Tuesday, January 30, 2007
Interesting editorial in the Wall Street Journal: The "Tax Gap" Myth:
When something sounds too good to be true, it usually is. So now is an apt time to deconstruct the much-discussed "tax gap," that mythical golden goose that the Beltway political class is counting on to fund its spending agenda. ...
The "tax gap" is the difference between what the IRS thinks taxpayers should be paying and what it collects. The IRS currently estimates this at about $290 billion a year. Ask any Congressional chairman how he intends to close the deficit, expand the Medicare drug benefit, reform the Alternative Minimum Tax or subsidize college education, and the answer is invariably "close the tax gap."

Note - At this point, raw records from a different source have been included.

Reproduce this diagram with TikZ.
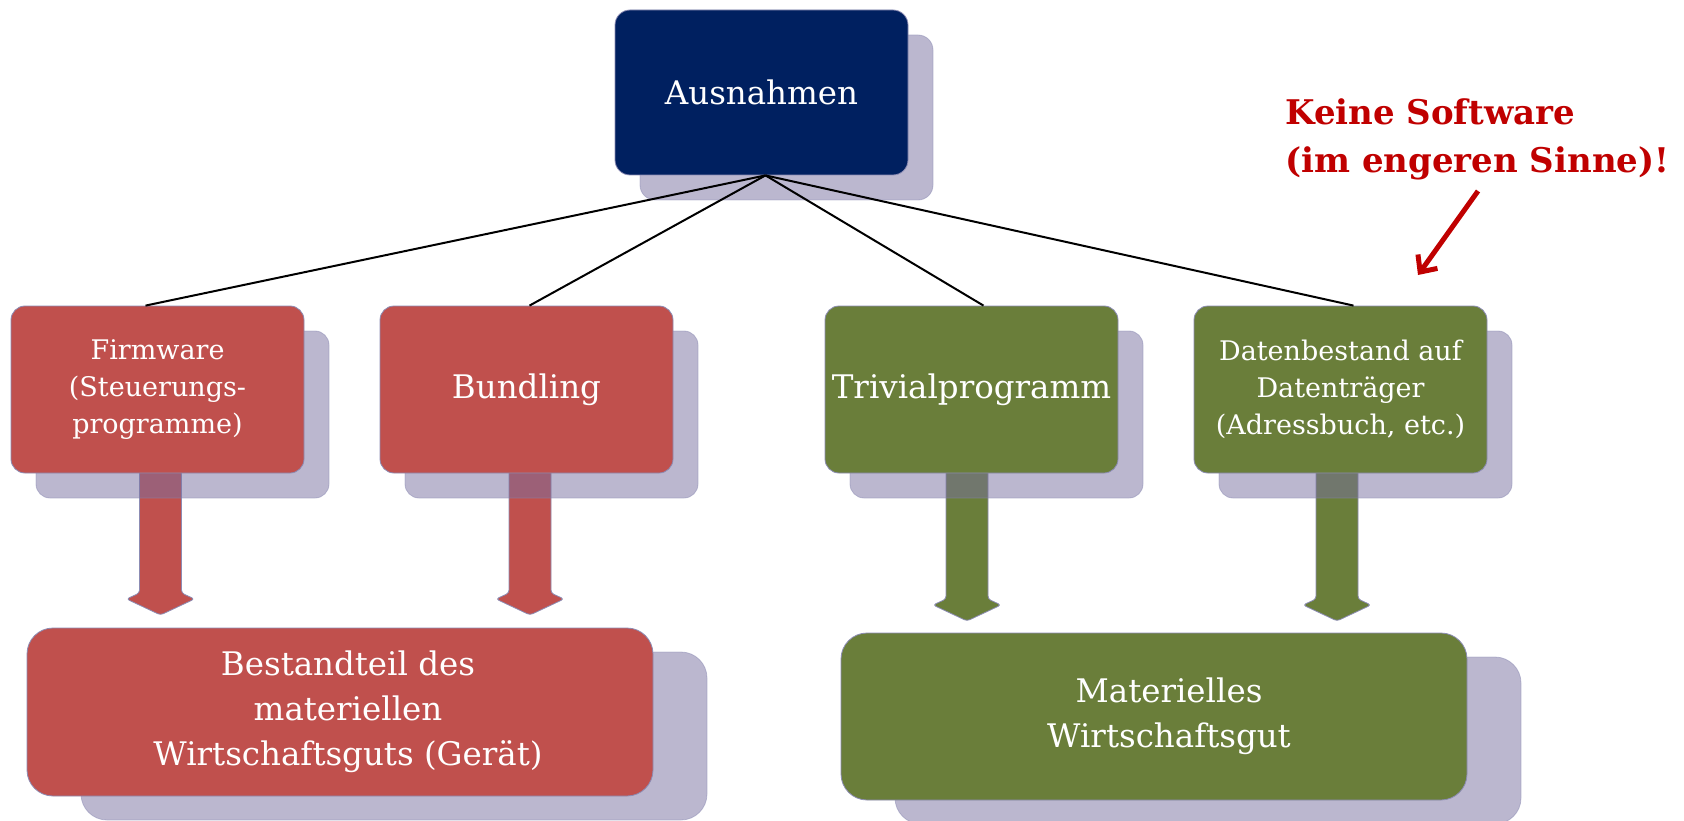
\documentclass[tikz,border=0pt]{standalone}
\usepackage{fontspec}
\setmainfont{DejaVu Serif}
\usetikzlibrary{shadows,backgrounds,arrows.meta}
\definecolor{navy}{RGB}{0,32,96}
\definecolor{boxred}{RGB}{192,80,77}
\definecolor{boxgreen}{RGB}{106,126,58}
\definecolor{shadowc}{RGB}{121,113,161}
\definecolor{bordc}{RGB}{140,140,180}
\definecolor{notered}{RGB}{192,0,0}
\tikzset{
  box/.style={draw=bordc, line width=0.8pt, rounded corners=14pt, text=white, align=center,
    inner sep=0pt, minimum width=293pt, minimum height=167pt, font=\fontsize{32.5}{40}\selectfont},
  shad/.style={drop shadow={shadow xshift=25pt, shadow yshift=-25pt, fill=shadowc, draw=bordc, opacity=0.5}},
  bigshad/.style={drop shadow={shadow xshift=54pt, shadow yshift=-24pt, fill=shadowc, draw=bordc, opacity=0.5}},
  smalltext/.style={font=\fontsize{27}{37}\selectfont},
  bottomtext/.style={font=\fontsize{32.5}{45}\selectfont},
  link/.style={line width=2pt, black},
  blockarrow/.style={line width=0.8pt, draw=bordc, rounded corners=3pt},
}
\begin{document}
\begin{tikzpicture}[x=1pt,y=-1pt]
\useasboundingbox (0,0) rectangle (1684,821);
\begin{scope}[on background layer]
  \fill[white] (0,0) rectangle (1684,821);
\end{scope}

% nodes
\node[box, shad, fill=navy, minimum height=165pt, rounded corners=15pt] (top) at (761.5,92.5) {Ausnahmen};
\node[box, shad, fill=boxred, smalltext] (fw) at (157.5,389.5) {Firmware\\(Steuerungs-\\programme)};
\node[box, shad, fill=boxred] (bd) at (526.5,389.5) {Bundling};
\node[box, shad, fill=boxgreen] (tp) at (971.5,389.5) {Trivialprogramm};
\node[box, shad, fill=boxgreen, smalltext] (db) at (1340.5,389.5) {Datenbestand auf\\Datenträger\\(Adressbuch, etc.)};
\node[box, bigshad, fill=boxred, bottomtext, minimum width=626pt, minimum height=168pt, rounded corners=26pt] (bl) at (340,712)
  {\hspace*{16pt}Bestandteil des\\\hspace*{16pt}materiellen\\\hspace*{16pt}Wirtschaftsguts (Gerät)};
\node[box, bigshad, fill=boxgreen, bottomtext, minimum width=626pt, minimum height=167pt, rounded corners=26pt] (br) at (1154,716.5)
  {\hspace*{30pt}Materielles\\\hspace*{30pt}Wirtschaftsgut};

% block arrows behind shadows
\begin{scope}[on background layer]
  \foreach \n/\dx/\sl/\col in {fw/3/203.5/boxred, bd/3.5/203.5/boxred, tp/-4.5/209.5/boxgreen, db/-3.5/209.5/boxgreen} {
    \draw[blockarrow, fill=\col] ([xshift=\dx pt]\n.center) ++(-21,0) -- ++(0,\sl) -- ++(-13,6) -- ++(34,16)
      -- ++(34,-16) -- ++(-13,-6) -- ++(0,-\sl) -- cycle;
  }
\end{scope}

% connectors
\draw[link] ([xshift=4pt]top.south) -- ([xshift=-12pt]fw.north);
\draw[link] ([xshift=4pt]top.south) -- ([xshift=3pt]bd.north);
\draw[link] ([xshift=4pt]top.south) -- ([xshift=12pt]tp.north);
\draw[link] ([xshift=4pt]top.south) -- ([xshift=13pt]db.north);

% note
\node[font=\bfseries\fontsize{34}{48}\selectfont, text=notered, align=left, anchor=west, inner sep=0pt] (note) at (1285,139) {Keine Software\\(im engeren Sinne)!};
\coordinate (ra) at (1478,191);
\coordinate (rb) at (1418,275);
\draw[notered, line width=5pt, -{Straight Barb[length=13pt,width=24pt]}] (ra) -- (rb);
\end{tikzpicture}
\end{document}
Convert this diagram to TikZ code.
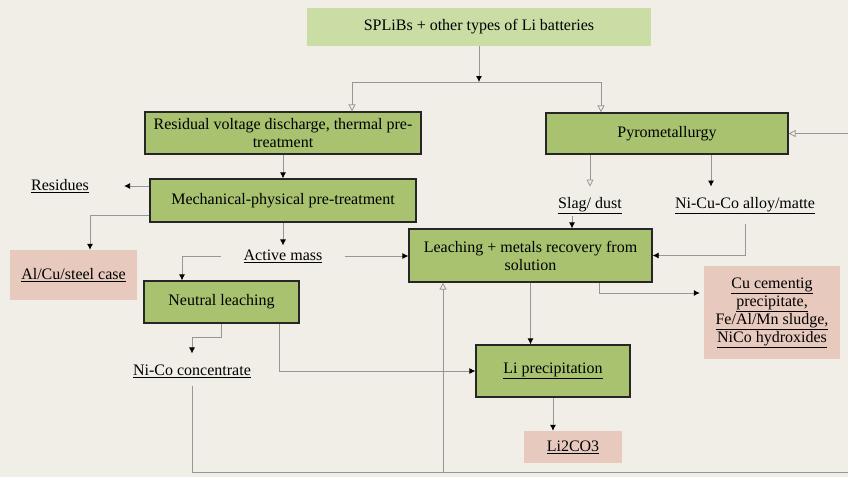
\documentclass[tikz,border=0pt]{standalone}
\usepackage{fontspec}
\setmainfont{Liberation Serif}
\usetikzlibrary{arrows.meta}

\definecolor{paper}{RGB}{240,238,231}
\definecolor{boxgreen}{RGB}{168,194,112}
\definecolor{topgreen}{RGB}{201,221,165}
\definecolor{pinkbox}{RGB}{231,201,190}
\definecolor{wire}{RGB}{150,150,150}

\tikzset{
	procbox/.style={draw=black!85,line width=1.3pt,fill=boxgreen,align=center,inner sep=1pt},
	outbox/.style={fill=pinkbox,align=center,inner sep=1pt},
	lbl/.style={align=center,inner sep=2pt},
	wireline/.style={draw=wire,line width=0.8pt},
	fwd/.style={wireline,-{Latex[black,length=6pt,width=6pt]}},
	back/.style={wireline,-{Triangle[open,length=7pt,width=7pt]}}
}

\begin{document}
\begin{tikzpicture}[x=1pt,y=-1pt,font=\fontsize{16}{18}\selectfont]
		\fill[paper] (0,0) rectangle (848,477);
		\useasboundingbox (0,0) rectangle (848,477);

		\begin{scope}
			\node[fill=topgreen,minimum width=344pt,minimum height=38pt] (top) at (479,27) {SPLiBs + other types of Li batteries};
			\node[procbox,minimum width=276pt,minimum height=42pt] (resid) at (283,133) {Residual voltage discharge, thermal pre-\\treatment};
			\node[procbox,minimum width=266pt,minimum height=43pt] (mech) at (283,200.5) {Mechanical-physical pre-treatment};
			\node[procbox,minimum width=242pt,minimum height=41pt] (pyro) at (667,133.5) {Pyrometallurgy};
			\node[procbox,minimum width=243pt,minimum height=53pt] (leach) at (530.5,255.5) {Leaching + metals recovery from\\solution};
			\node[procbox,minimum width=155pt,minimum height=42pt] (neut) at (221.5,302) {Neutral leaching};
			\node[procbox,minimum width=154pt,minimum height=52pt] (liprec) at (553,371) {\underline{Li precipitation}};

			\node[outbox,minimum width=127pt,minimum height=50pt] (alcu) at (73.5,275) {\underline{Al/Cu/steel case}};
			\node[outbox,minimum width=136pt,minimum height=93pt] (cubox) at (772,312.5) {\underline{Cu cementig}\\\underline{precipitate,}\\\underline{Fe/Al/Mn sludge,}\\\underline{NiCo hydroxides}};
			\node[outbox,minimum width=98pt,minimum height=32pt] (licarb) at (573,447) {\underline{Li2CO3}};

			\node[lbl] (res) at (60,186) {\underline{Residues}};
			\node[lbl] (act) at (283,256) {\underline{Active mass}};
			\node[lbl] (slag) at (590,206) {\underline{Slag/ dust}};
			\node[lbl] (nicu) at (745,206) {\underline{Ni-Cu-Co alloy/matte}};
			\node[lbl] (nico) at (192,371) {\underline{Ni-Co concentrate}};
		\end{scope}

		\coordinate (split) at (479,82);
		\coordinate (splitl) at (352,82);
		\coordinate (splitr) at (601,82);
		\coordinate (loop) at (443,472);

		% feed
		\draw[fwd] (top) -- (split);
		\draw[wireline] (splitl) -- (splitr);
		\draw[back] (splitl) -- (resid.north -| splitl);
		\draw[back] (splitr) -- (pyro.north -| splitr);

		% mechanical route
		\draw[fwd] (resid) -- (mech);
		\draw[fwd,shorten >=33pt] (mech.west |- res) -- (res);
		\draw[fwd] ([yshift=7pt]mech.west |- mech.south) -| ([xshift=16.5pt]alcu.north);
		\draw[fwd,shorten >=2pt] (mech) -- (act);
		\draw[fwd,shorten <=20pt] (act.west) -| ([xshift=-39.5pt]neut.north);
		\draw[fwd,shorten <=20pt] (act.east) -- (leach.west |- act);
		\draw[fwd,shorten >=9pt] (neut.south) -- ++(0,14) -| (nico.north);
		\draw[fwd] ([xshift=57.5pt]neut.south) |- (liprec.west);

		% recycle loop
		\draw[back,shorten <=6pt] (nico.south) |- (loop) -- (leach.south -| loop);
		\draw[back] (loop) -- ++(440,0) |- (pyro.east);

		% pyrometallurgy
		\draw[back,shorten >=9pt] (pyro.south -| slag) -- (slag);
		\draw[fwd,shorten >=9pt] ([xshift=44pt]pyro.south) -- ([xshift=-34pt]nicu.north);
		\draw[fwd] ([xshift=-18pt]slag.south) -- ([xshift=41.5pt]leach.north);
		\draw[fwd,shorten <=8pt] (nicu.south) |- (leach.east);

		% hydrometallurgy
		\draw[fwd,shorten >=4pt] ([xshift=68.5pt]leach.south) |- ([yshift=19.5pt]cubox.west);
		\draw[fwd] (leach.south) -- (liprec.north -| leach.south);
		\draw[fwd] (liprec.south) -- (licarb.north -| liprec.south);
		\end{tikzpicture}
\end{document}
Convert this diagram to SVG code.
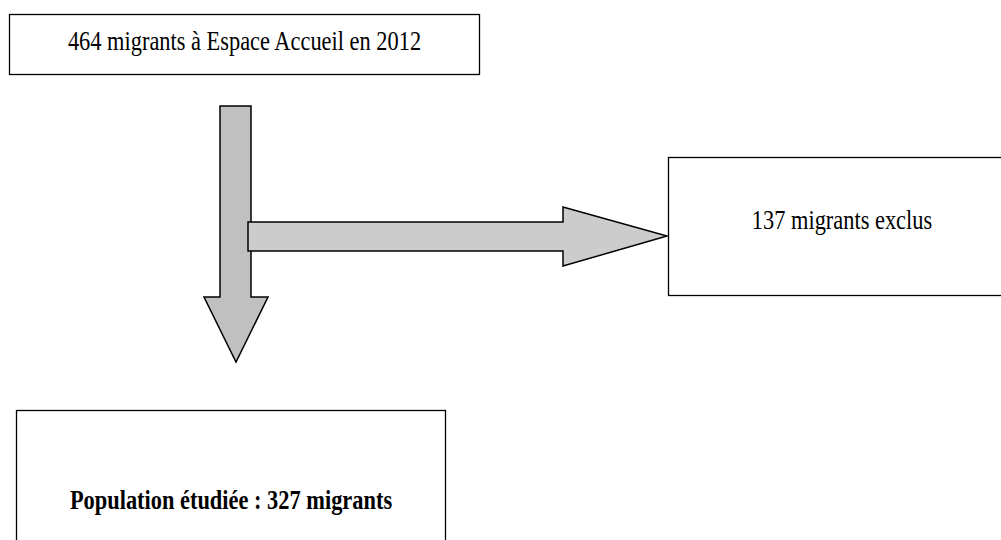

There is a better way. The more complicated a tax system, the more likely taxpayers won't understand, or will try to dodge, the rules. Simple tax regimes, such as a single flat rate, encourage compliance and efficiency, not to mention economic growth. This has been the experience of many Eastern European countries after they imposed a flat tax, and the U.S. had similar jumps in reported tax income from "the rich" following the 1986 tax reform that cut rates and closed loopholes.
At least a few "tax-gap" critics in Washington are beginning to understand all this. Messrs. Baucus and Grassley have started pairing the "tax gap" problem with the need to eliminate or simplify the Alternative Minimum Tax -- which is hitting more and more Americans. House Ways and Means Chairman Charlie Rangel has also said that fixing the AMT might require "a look at the whole tax code." Could it be that even Washington is beginning to understand that fixing the tax mess means starting over?